Она многого о подвале не рассказывала, в записках это было, но о худшем она писала неохотно. Худшим были попытки спастись за чужой счет, оклеветать, оболгать. Поразил его разговор, о котором она тоже не рассказывала, — громче и яростней всех орал на допросах бывший столяр, часто вызывал ее ночью и то кричал, то ругался и жаловался на свою жизнь, и когда она однажды спросила, неужели не помогает коммунизм, — ответил гениально: «Коммунизм хорош днем, тетка, ночью нет коммунизма»… Оказалось, она скрыла от него историю соседки, Тани Гольцевой, девушки высокомерной, заносчивой — но заносчивые-то крепче открытых и простых: ее вербовали в осведомительницы, она отказалась, ей грозили расстрелом, она упорствовала. Потом она заболела тифом, ее перевели из подвала, и можно было думать, что она откупилась болезнью, — а ее все равно расстреляли потом, в больничном дворе. Это было так необъяснимо, недостоверно, что хотелось объявить паническим слухом — но рассказали верные люди, а вся вина ее была в том, что переписывалась с женихом-юнкером. Неизвестно, где теперь этот юнкер.
Ясно было, что после этого мать не могла писать, да вряд ли могла и жить; он вспомнил, как отнес ей однажды блины — дали свидание, и вот он понес, напекла Соня, приходившая к ним прибираться, где взяла муку — непостижимо. И как он думал обрадовать ее этими блинами, сухими, тонкими, как бумажные, — а она смотрела мертвыми глазами, и ничего, и он смел обидеться, мысленно, ненадолго, но смел. А какие уж там были блины, какие свидания — когда она на эти три недели застыла в неотступном ужасе. Он вдруг понял. У нее нашелся странный — очерк не очерк, дневник не дневник, пять листков о Полынь-горе. В них действительно был ключ, хоть и не сразу видный. Очерк выглядел странно — человек, матери не знавший, вообще не понял бы, о чем там. Это не переводилось на обыденный язык. Суть была в том, что мать всю жизнь разрывалась между величественным и домашним, обыденным и непонятным; девяносто из ста вообще не знают этого выбора, а для нее он был причиной всей душевной смуты, которой многие — в том числе, кстати, отец, — видеть не видели. Казалось бы, вот за домом гора, невысокая даже по крымским меркам, — для всех обычнейшая часть пейзажа, но для матери, которой все сообщало обо всем, она была знаком присутствия в мире неодомашниваемых, неприручаемых вещей. И когда она уходила на гору, всегда безлюдную, и долго стояла там на плоской вершине, заросшей жесткой полынью, — ей всегда страстно хотелось домой, увидеть детей, мужа, няньку Веру, но она заставляла себя там стоять, напитываясь чувством чуждого. И он понимал теперь ее смуту. Ей все время хотелось увидеть подлинное лицо мира, и она ждала, что вот-вот увидит его, — ждала до своих сорока, когда обычные люди уже не просто определяются с мировоззрением, а вообще забывают о нем, живя повседневными заботами и болячками. Она не знала, где это лицо, — на горе ли, дикой и по-своему прекрасной, почти божественной, или дома, где ее встречали Валя и Даня; и вот мир показал ей это лицо, и это лицо было подвал.
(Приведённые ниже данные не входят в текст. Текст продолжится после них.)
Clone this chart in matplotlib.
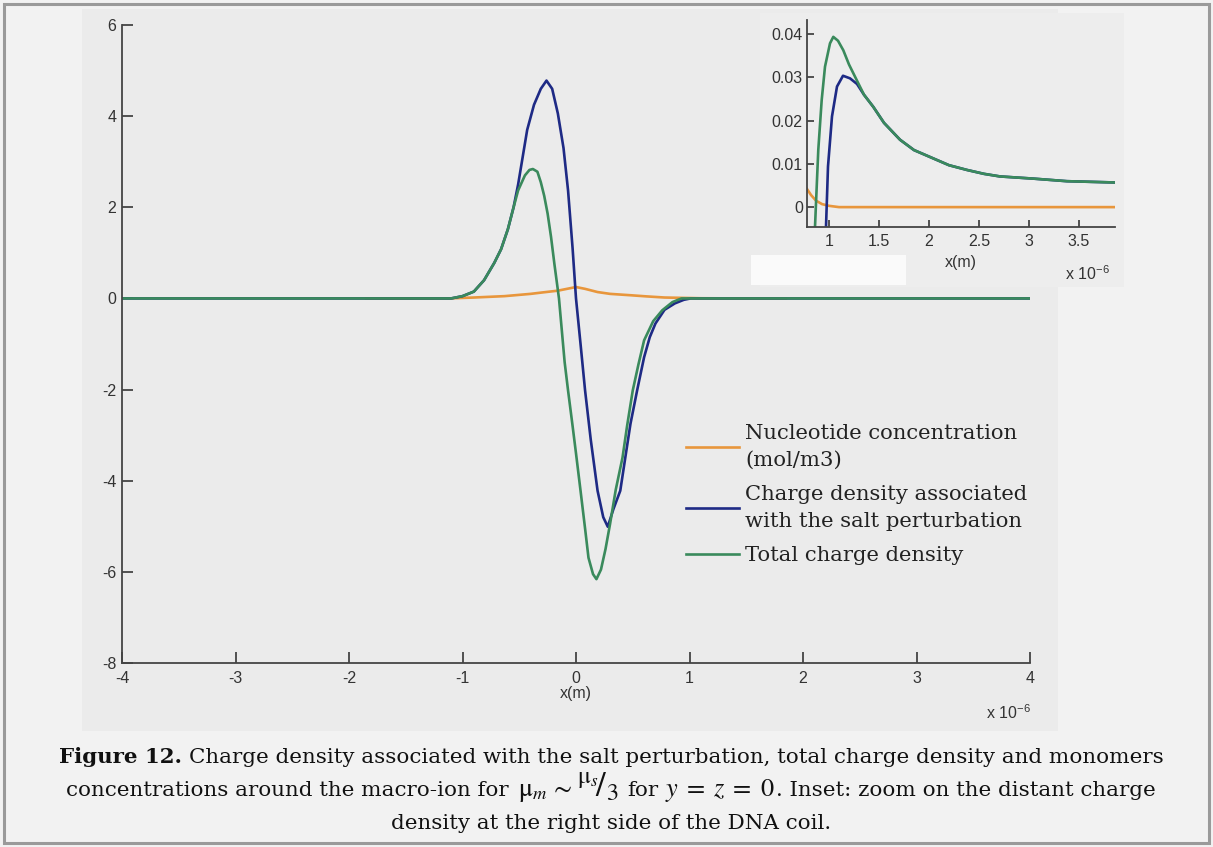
import matplotlib
matplotlib.use("Agg")
import matplotlib.pyplot as plt
from matplotlib.patches import Rectangle

plt.rcParams['axes.unicode_minus'] = False
plt.rcParams['mathtext.fontset'] = 'stix'

# main plot (x in units of 1e-6 m)
x_nuc = [-1.85, -1.5, -1.1, -0.9, -0.63, -0.4, -0.3, -0.16, -0.08, 0.0, 0.08,
         0.19, 0.3, 0.48, 0.62, 0.78, 1.1, 1.5, 1.85]
nuc = [0, 0, 0.002, 0.02, 0.05, 0.1, 0.13, 0.17, 0.21, 0.25, 0.21,
       0.14, 0.1, 0.07, 0.045, 0.02, 0.004, 0, 0]

x_salt = [-4, -1.1, -1.0, -0.9, -0.81, -0.72, -0.66, -0.6, -0.55, -0.51, -0.47,
          -0.43, -0.37, -0.31, -0.26, -0.21, -0.16, -0.11, -0.07, -0.03, 0.0,
          0.04, 0.08, 0.13, 0.19, 0.24, 0.28, 0.33, 0.39, 0.44, 0.48, 0.54,
          0.6, 0.65, 0.7, 0.78, 0.87, 0.95, 1.01, 4]
salt = [0, 0, 0.05, 0.15, 0.4, 0.78, 1.08, 1.52, 2.0, 2.5, 3.1,
        3.7, 4.25, 4.6, 4.78, 4.6, 4.06, 3.3, 2.37, 1.1, 0.0,
        -1.0, -2.02, -3.1, -4.22, -4.8, -5.01, -4.62, -4.22, -3.4, -2.75, -2.0,
        -1.29, -0.85, -0.55, -0.25, -0.11, -0.03, 0, 0]

x_tot = [-4, -1.1, -1.0, -0.9, -0.81, -0.72, -0.66, -0.6, -0.55, -0.51, -0.45,
         -0.41, -0.38, -0.34, -0.31, -0.28, -0.25, -0.22, -0.19, -0.15, -0.1,
         -0.07, -0.03, 0.0, 0.04, 0.08, 0.11, 0.15, 0.18, 0.22, 0.26, 0.3,
         0.35, 0.41, 0.45, 0.5, 0.55, 0.6, 0.68, 0.76, 0.85, 0.93, 4]
tot = [0, 0, 0.05, 0.15, 0.4, 0.78, 1.08, 1.52, 2.0, 2.37, 2.7,
       2.82, 2.84, 2.78, 2.55, 2.25, 1.86, 1.35, 0.75, 0.0, -1.4,
       -2.02, -2.8, -3.4, -4.22, -5.05, -5.69, -6.05, -6.16, -5.95, -5.5, -4.95,
       -4.2, -3.49, -2.8, -2.02, -1.45, -0.92, -0.5, -0.26, -0.08, 0.0, 0]

# inset
xi_nuc = [0.78, 0.82, 0.87, 0.93, 1.0, 1.1, 3.86]
yi_nuc = [0.0042, 0.0028, 0.0015, 0.0007, 0.0003, 0.0, 0.0]

xi_salt = [0.96, 0.97, 0.99, 1.03, 1.08, 1.14, 1.21, 1.28, 1.35, 1.443, 1.55,
           1.71, 1.85, 2.04, 2.2, 2.38, 2.55, 2.71, 3.04, 3.38, 3.86]
yi_salt = [-0.01, -0.0046, 0.0094, 0.021, 0.0279, 0.0304, 0.0298, 0.0285, 0.026,
           0.0232, 0.0195, 0.0156, 0.0132, 0.0113, 0.0097, 0.0086, 0.0077,
           0.0071, 0.0066, 0.006, 0.0057]

xi_tot = [0.85, 0.86, 0.877, 0.893, 0.927, 0.96, 1.01, 1.043, 1.09, 1.143, 1.2,
          1.277, 1.35, 1.443, 1.55, 1.71, 1.85, 2.04, 2.2, 2.38, 2.55, 2.71,
          3.04, 3.38, 3.86]
yi_tot = [-0.01, -0.0046, 0.0047, 0.0133, 0.0248, 0.0325, 0.0379, 0.0394, 0.0385,
          0.0363, 0.033, 0.0294, 0.026, 0.0232, 0.0195, 0.0156, 0.0132, 0.0113,
          0.0097, 0.0086, 0.0077, 0.0071, 0.0066, 0.006, 0.0057]

main_xticks = [-4, -3, -2, -1, 0, 1, 2, 3, 4]
main_yticks = [-8, -6, -4, -2, 0, 2, 4, 6]
inset_xticks = [1, 1.5, 2, 2.5, 3, 3.5]
inset_xlabels = ['1', '1.5', '2', '2.5', '3', '3.5']
inset_yticks = [0, 0.01, 0.02, 0.03, 0.04]
inset_ylabels = ['0', '0.01', '0.02', '0.03', '0.04']

labels = ['Nucleotide concentration\n(mol/m3)',
          'Charge density associated\nwith the salt perturbation',
          'Total charge density']
colors = ['#E8963C', '#1E2A85', '#3A8A5C']

W, H = 1213, 847
fig = plt.figure(figsize=(W / 100, H / 100), dpi=100, facecolor='#f2f2f2')

def box(x0, y0, x1, y1, **kw):
    # pixel box (top-left origin) -> figure rectangle
    fig.add_artist(Rectangle((x0 / W, 1 - y1 / H), (x1 - x0) / W, (y1 - y0) / H,
                             transform=fig.transFigure, **kw))

box(82, 9, 1058, 731, facecolor='#ebebeb', edgecolor='none', zorder=-3)
box(760, 13, 1124, 287, facecolor='#ededed', edgecolor='none', zorder=-2)
box(751, 255, 906, 285, facecolor='#fafafa', edgecolor='none', zorder=-1)
box(4, 4, 1209, 843, facecolor='none', edgecolor='#9a9a9a', lw=2.2, zorder=10)

tick_font = dict(family='Liberation Sans', size=11.5, color='#333333')

def style(a):
    a.set_facecolor('none')
    a.spines['top'].set_visible(False)
    a.spines['right'].set_visible(False)
    for s in ('left', 'bottom'):
        a.spines[s].set_color('#444444')
        a.spines[s].set_linewidth(1.3)
    a.tick_params(direction='in', color='#444444', width=1.3,
                  labelsize=11.5, labelcolor='#333333')
    for lab in a.get_xticklabels() + a.get_yticklabels():
        lab.set_family('Liberation Sans')

# main axes
ax = fig.add_axes([122 / W, 1 - 663 / H, 908 / W, 638 / H])
l_nuc, = ax.plot(x_nuc, nuc, color=colors[0], lw=1.9)
l_salt, = ax.plot(x_salt, salt, color=colors[1], lw=1.9)
l_tot, = ax.plot(x_tot, tot, color=colors[2], lw=1.9)
ax.set_xlim(-4, 4)
ax.set_ylim(-8, 6)
ax.set_xticks(main_xticks)
ax.set_yticks(main_yticks)
style(ax)
ax.tick_params(axis='both', length=8)
ax.tick_params(axis='x', pad=6)
ax.tick_params(axis='y', pad=4)
ax.set_xlabel('x(m)', fontdict=tick_font, labelpad=0)
fig.text(1031 / W, 1 - 712 / H, r'x 10$^{\mathregular{-6}}$', ha='right', va='center',
         **tick_font)

leg = ax.legend([l_nuc, l_salt, l_tot], labels, loc='upper left',
                bbox_to_anchor=(686 / W, 1 - 424 / H), bbox_transform=fig.transFigure,
                frameon=False, prop=dict(family='DejaVu Serif', size=15.2),
                handlelength=2.5, handletextpad=0.3, labelspacing=0.7,
                borderpad=0, borderaxespad=0)
for t in leg.get_texts():
    t.set_linespacing(1.55)
    t.set_color('#222222')

# inset axes
ax2 = fig.add_axes([807 / W, 1 - 227 / H, 308 / W, 207 / H])
ax2.plot(xi_nuc, yi_nuc, color=colors[0], lw=1.9)
ax2.plot(xi_salt, yi_salt, color=colors[1], lw=1.9)
ax2.plot(xi_tot, yi_tot, color=colors[2], lw=1.9)
ax2.set_xlim(0.78, 3.86)
ax2.set_ylim(-0.0046, 0.0433)
ax2.set_xticks(inset_xticks, inset_xlabels)
ax2.set_yticks(inset_yticks, inset_ylabels)
style(ax2)
ax2.tick_params(axis='both', length=5)
ax2.tick_params(axis='x', pad=5)
ax2.tick_params(axis='y', pad=3)
ax2.set_xlabel('x(m)', fontdict=tick_font, labelpad=4)
fig.text(1110 / W, 1 - 273 / H, r'x 10$^{\mathregular{-6}}$', ha='right', va='center',
         **tick_font)

# caption: pieces laid out side by side, centred on cx
r = fig.canvas.get_renderer()
cap = dict(family='DejaVu Serif', size=15.4, color='#111111', va='baseline')

def cap_line(pieces, base, cx=611):
    items = []
    for s, gap, kw in pieces:
        t = fig.text(0, 1 - base / H, s, **{**cap, **kw})
        items.append((t, t.get_window_extent(r).width, gap))
    total = sum(w + g for _, w, g in items)
    x = cx - total / 2
    for t, w, g in items:
        t.set_x(x / W)
        x += w + g

sp = 7
cap_line([('Figure 12.', sp, dict(fontweight='bold')),
          ('Charge density associated with the salt perturbation, '
           'total charge density and monomers', 0, {})], 763)
cap_line([('concentrations around the macro-ion for', sp + 2, {}),
          (r'$\mathrm{μ}_m\,\sim$', 4, dict(size=19)),
          (r'${}^{\mathrm{μ}_s}\!/_{3}$', sp + 2, dict(size=25)),
          ('for', sp, {}),
          (r'$y\;=\;z\;=\;0$', 1, dict(size=19)),
          ('. Inset: zoom on the distant charge', 0, {})], 796)
cap_line([('density at the right side of the DNA coil.', 0, {})], 829)

fig.savefig('out.png', dpi=100, facecolor=fig.get_facecolor())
А как она ждала, как предчувствовала! Каким горячим предощущением новизны, последнего и главного опыта дышало все, написанное во время голода! Нет, там случались свои провалы слабости — «Никому не нужна ты в этой жизни проклятой, близким и дальним в тягость и жалость… Никто не поверит, все стали как звери — друг другу постылы, жадны и хилы», это было так слабо, как не писала она даже в детстве, стало быть, действительно руки опустились; но тут же, рядом, — «Теперь, среди голых окраин, я колеблема ветром трость. Господи, ты здесь хозяин, я только гость». Это было уже тверже, с сознанием силы, это была организованная речь. Она записывала все, но многое думала уничтожить, а печатать, вероятно, не стала бы ничего — слабое того не стоило, а сильное было так сильно, что не выносить же это ко всем, не превращать в торжище. «А чудеса меж Ним и нами, сверкая, стелятся как мост, и ночь, смотри, зажглась огнями падучих звезд». И все время, чуть не через страницу, — вера, что вот, откроется, через голод, через лютую зиму двадцать первого года — откроется: «Даже ветхие перила раздались, но таинственная сила тянет ввысь». А тянуло — в подвал, и в этом не было никакой выси. Это был не дом и не гора, и тем не менее именно это было подлинное лицо мира. Даня это знал, и ничто не разубедило бы его. Этим и отличались от отцов, все время чего-то ждавших, дети, ничего уже не ждущие. Тут не надо было искать ни света, ни правды. Отсюда стоило искать только выход, и величие учителя было в том, что он этот выход указывал.